### The problem
Go through the lines below. Copy those with "image".

### Listed records

►

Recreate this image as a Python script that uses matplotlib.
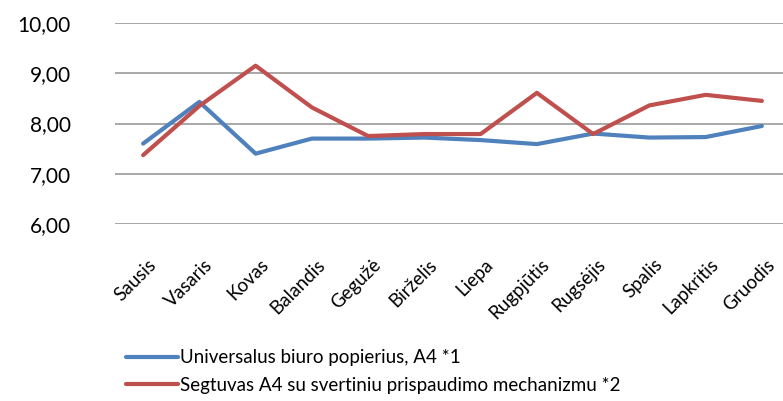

◄
►

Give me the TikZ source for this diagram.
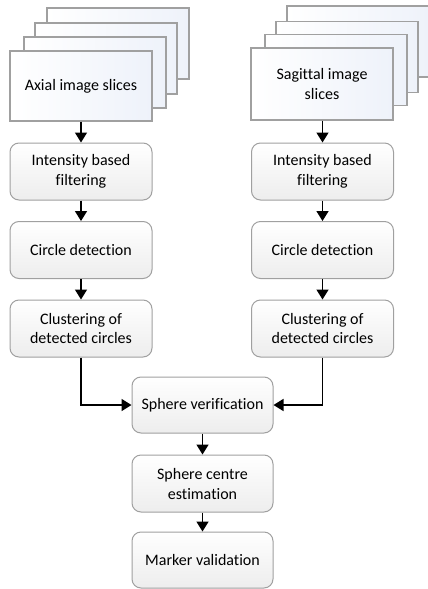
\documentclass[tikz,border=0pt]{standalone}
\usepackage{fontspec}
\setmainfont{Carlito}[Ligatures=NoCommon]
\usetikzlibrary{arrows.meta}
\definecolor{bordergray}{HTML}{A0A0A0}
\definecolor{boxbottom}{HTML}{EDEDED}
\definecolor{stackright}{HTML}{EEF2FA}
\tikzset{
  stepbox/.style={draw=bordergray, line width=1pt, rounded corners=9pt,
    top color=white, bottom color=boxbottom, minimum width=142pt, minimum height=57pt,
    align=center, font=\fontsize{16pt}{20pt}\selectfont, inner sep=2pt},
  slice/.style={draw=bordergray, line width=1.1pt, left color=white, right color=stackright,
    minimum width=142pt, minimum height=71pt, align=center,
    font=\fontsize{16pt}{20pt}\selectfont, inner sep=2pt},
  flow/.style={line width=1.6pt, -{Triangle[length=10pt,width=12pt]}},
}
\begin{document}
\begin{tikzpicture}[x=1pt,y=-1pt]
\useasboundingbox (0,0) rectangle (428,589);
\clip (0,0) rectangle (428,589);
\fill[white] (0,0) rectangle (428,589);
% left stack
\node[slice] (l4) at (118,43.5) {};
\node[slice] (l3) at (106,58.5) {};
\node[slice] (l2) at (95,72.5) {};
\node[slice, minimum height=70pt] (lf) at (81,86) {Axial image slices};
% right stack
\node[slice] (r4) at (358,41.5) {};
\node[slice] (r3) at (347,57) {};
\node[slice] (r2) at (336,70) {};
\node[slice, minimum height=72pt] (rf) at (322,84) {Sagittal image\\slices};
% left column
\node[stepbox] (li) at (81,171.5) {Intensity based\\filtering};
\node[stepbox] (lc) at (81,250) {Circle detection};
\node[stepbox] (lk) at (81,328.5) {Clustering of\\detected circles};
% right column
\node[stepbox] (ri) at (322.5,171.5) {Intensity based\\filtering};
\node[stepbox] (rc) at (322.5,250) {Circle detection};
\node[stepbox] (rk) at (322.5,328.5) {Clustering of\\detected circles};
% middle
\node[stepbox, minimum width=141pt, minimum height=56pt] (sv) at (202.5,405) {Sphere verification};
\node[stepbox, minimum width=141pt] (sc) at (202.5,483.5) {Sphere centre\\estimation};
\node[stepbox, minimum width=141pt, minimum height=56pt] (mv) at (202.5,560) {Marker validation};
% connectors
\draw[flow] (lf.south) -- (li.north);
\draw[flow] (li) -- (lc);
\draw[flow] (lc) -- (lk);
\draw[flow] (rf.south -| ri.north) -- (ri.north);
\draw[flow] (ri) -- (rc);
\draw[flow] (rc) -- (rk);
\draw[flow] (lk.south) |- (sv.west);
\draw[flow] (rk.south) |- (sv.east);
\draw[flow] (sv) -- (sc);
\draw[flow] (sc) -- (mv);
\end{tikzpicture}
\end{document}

◄

### Reply
Recreate this image as a Python script that uses matplotlib.
\node[slice, minimum height=70pt] (lf) at (81,86) {Axial image slices};
\node[slice, minimum height=72pt] (rf) at (322,84) {Sagittal image\\slices};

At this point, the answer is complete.